El caso es que él vio que la estación de entrantes y
ensaladas no funcionaba del todo bien. El responsable de esta estación se
limitaba a “cubrir el expediente” lo que derivaba en constantes enfados y
disgustos por parte del chef. Pavel decidió actuar. En cualquier minuto que
tenía libre (sin descuidar, por supuesto, su trabajo), ayudaba a pelar patatas,
limpiar lechugas, amasar la masa para el pan casero de soda que acompañaba al
salmón marinado que por supuesto ayudaba a preparar y cuya receta conocía a la
perfección. Un tiempo más tarde, la situación con el cocinero de esta estación
era tan insostenible que el chef le puso “de patitas en la calle”. Eso fue un
jueves a las 11 de la noche, día previo a la celebración del día de San
Valentín. El chef reunió al resto de cocineros, les expuso la situación y les
citó al día siguiente dos horas antes de la entrada habitual de los cocineros
para preparar la estación “sin cocinero”. Al día siguiente, a la llegada de los
cocineros encontraron la estación completamente preparada. Todas las
elaboraciones dispuestas, debidamente envasadas y listas para ser emplatadas.
El día de San Valentín fue un éxito. Al finalizar la
jornada, Clive, el chef, se dirigió a Pavel y le dijo: -“he perdido a un gran
freganchín pero he ganado a un mejor cocinero de entrantes y ensaladas”.
A todo esto el nivel de inglés de Pavel había mejorado
sustancialmente y no solamente entendía perfectamente el argot culinario sino
que además respondía con mucha habilidad a los chistes despectivos de sus
compañeros que poco a poco se tradujeron en conversaciones más dignas.
Pero es que además de esto, comenzó a ayudar a limpiar
las carnes, los pescados, coqueteaba con los cocineros pasteleros y, sobre
todo, su sonrisa permanente, su puntualidad y su excelente educación le
situaron en el primer lugar para sustituir a Mark Wilson, segundo de cocina,
que dejó la empresa para emprender un proyecto personal.
Clive Dixon, pasó a ser el Chef Ejecutivo del grupo,
Pavel se convirtió en el chef de este restorán.
Dos semanas más tarde, llegué yo como segundo de cocina a
las órdenes de Pavel. Fueron tiempos maravillosos. Nunca he formado parte de un
equipo de cocineros tan unido, engranado y amistoso en mis 28 años de
profesión. Pavel llegaba a la cocina el primero; cuando llegábamos los demás,
él ya tenía preparados nuestros cafés y tés, se ocupaba de todos nosotros,
pelaba patatas, limpiaba carnes y pescados, ayudaba a los freganchines y nos
dirigía con una habilidad y un sentido común increíble (mi abuelo Asís siempre
decía que el sentido común es el menos común de los sentidos).
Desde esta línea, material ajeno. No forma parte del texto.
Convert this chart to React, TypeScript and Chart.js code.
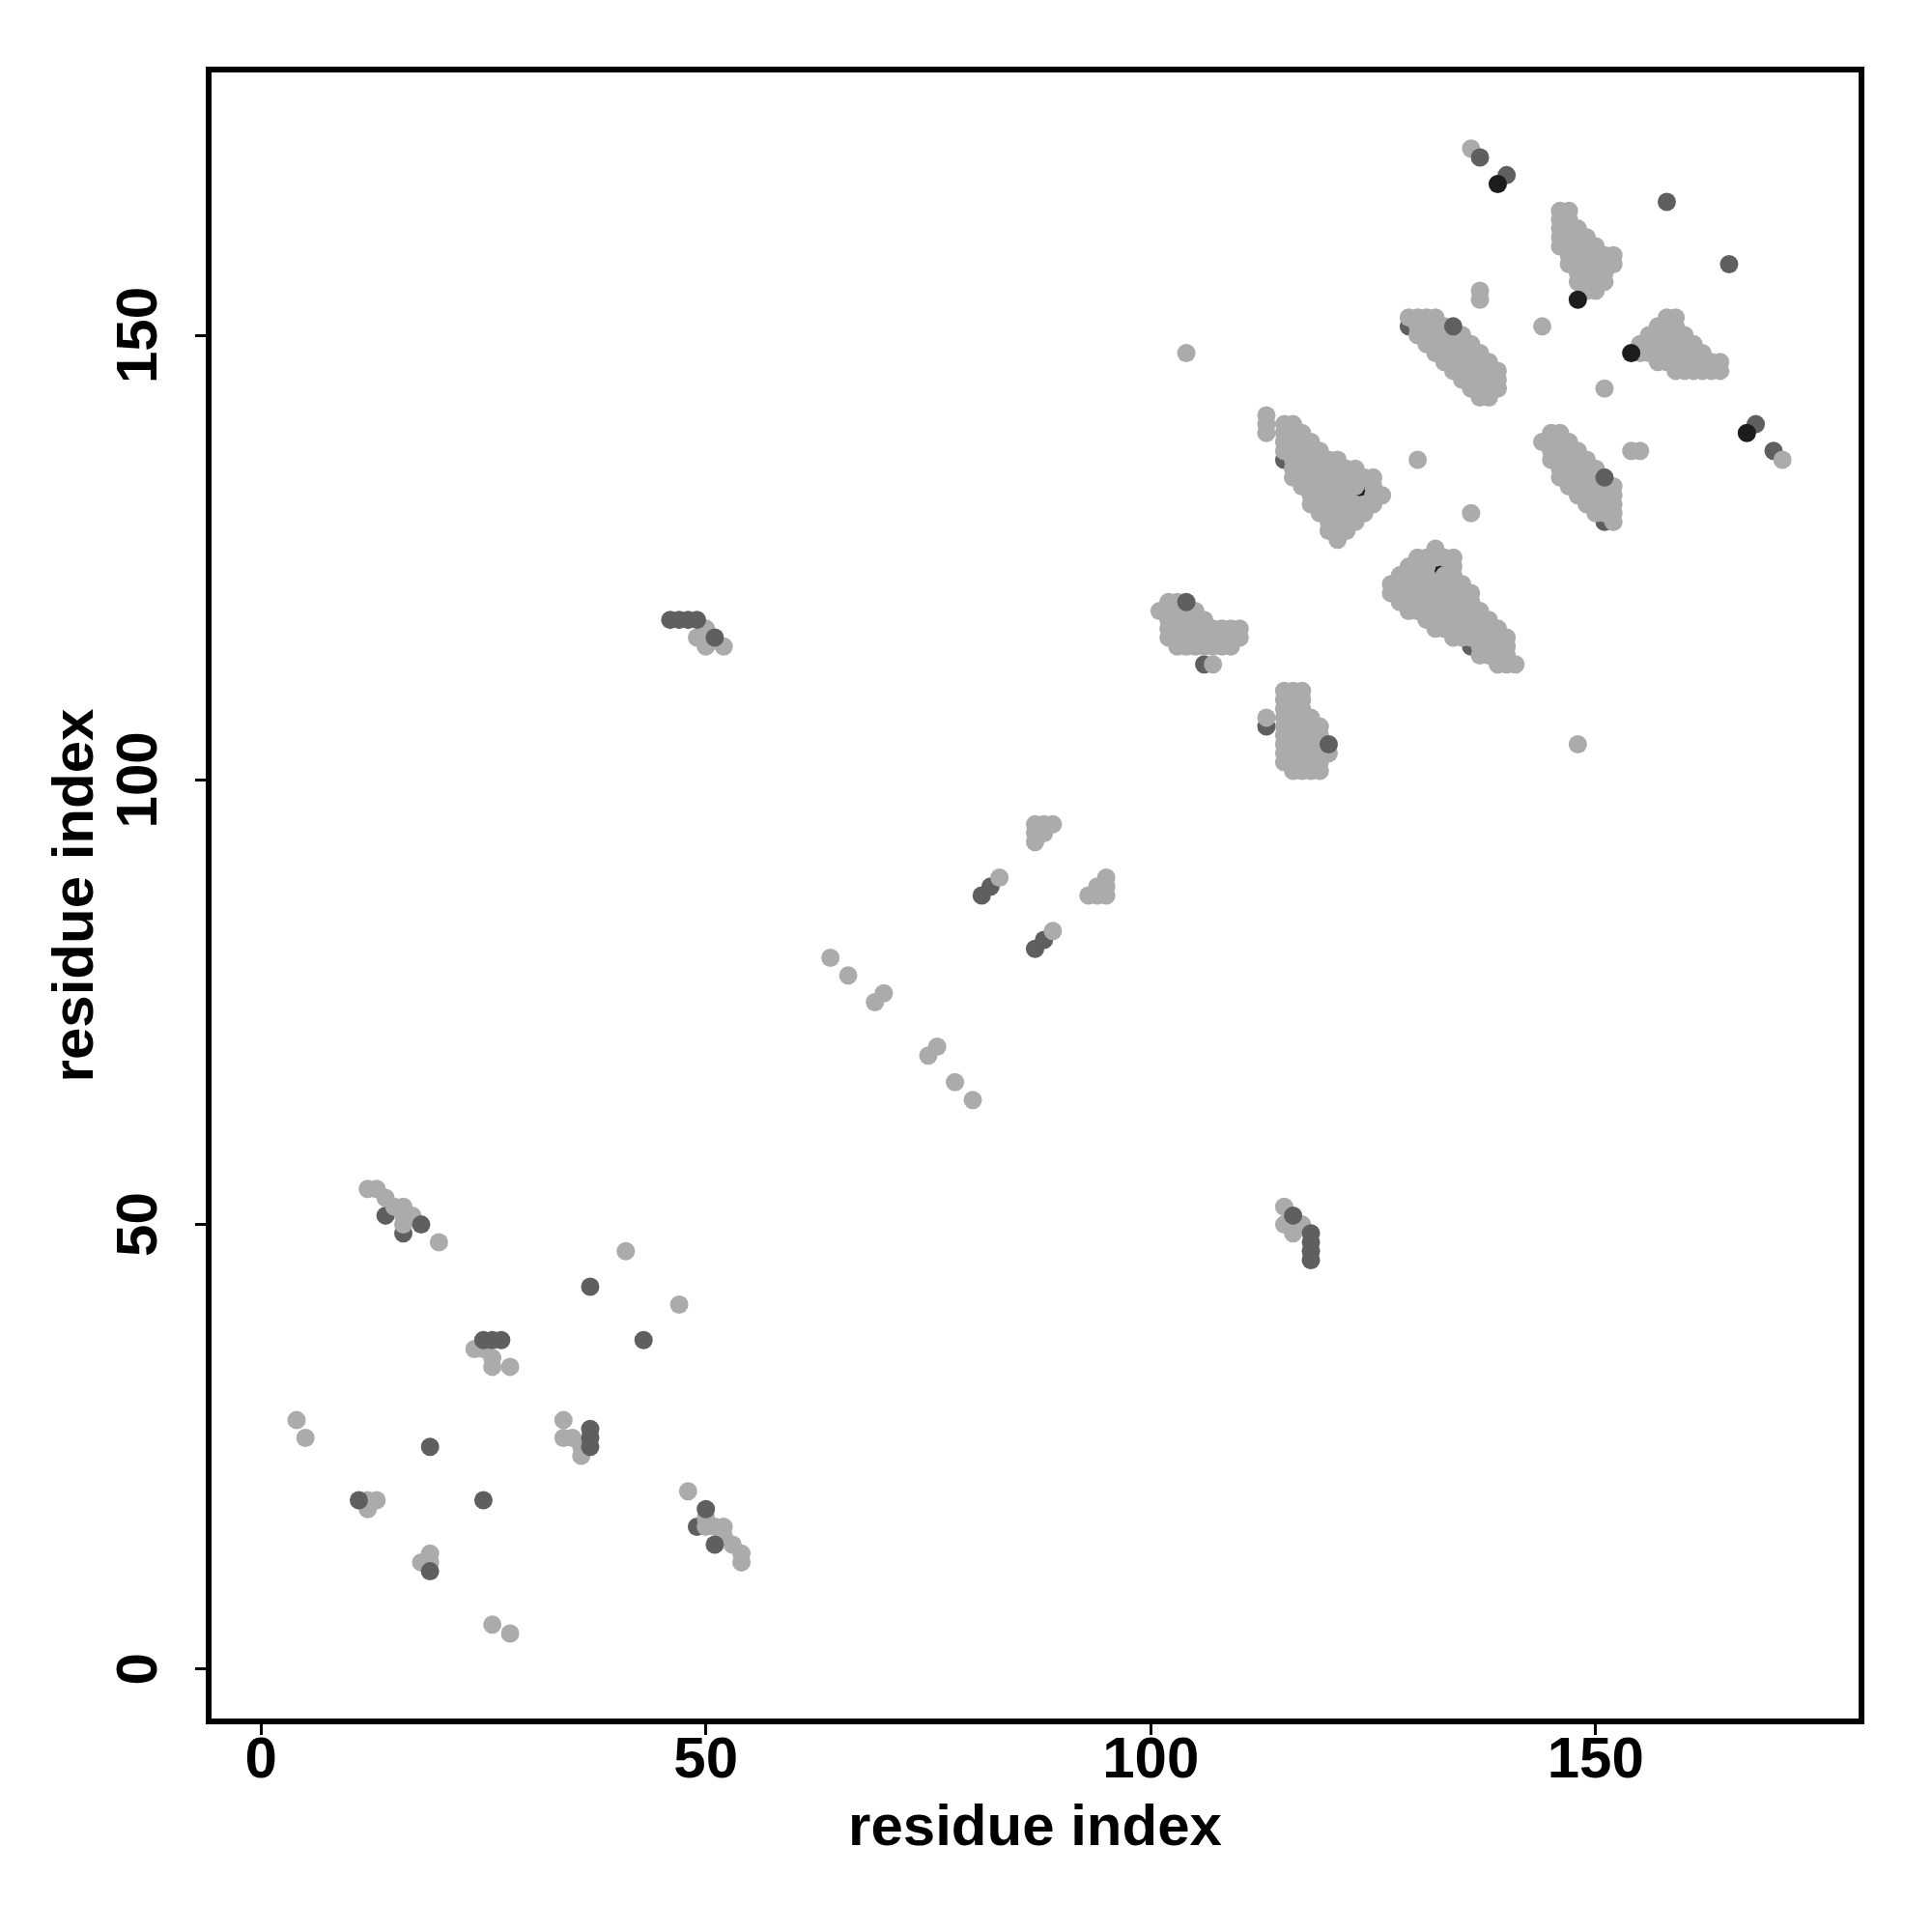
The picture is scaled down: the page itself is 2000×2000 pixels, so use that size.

Ese hombre, donde quiera que esté, me enseñó algo que
nunca olvidaré:
….. y es que para ser chef, nunca hay que dejar de ser cocinero…
Borja Letamendía
Alonso
Como habéis podido leer, esta publicación, no es una publicación al uso de GastroGenuino, como tampoco lo es Borja Letamendía ... que además de un excelente cocinero, es un gran chef, un magnífico amigo y un fantástico HERMANO.
El, desde su dilatada experiencia en los fogones alrededor del mundo, nos irá enriqueciendo periódicamente con artículos tan sabrosos y originales como el de hoy. Espero que os haya gustado.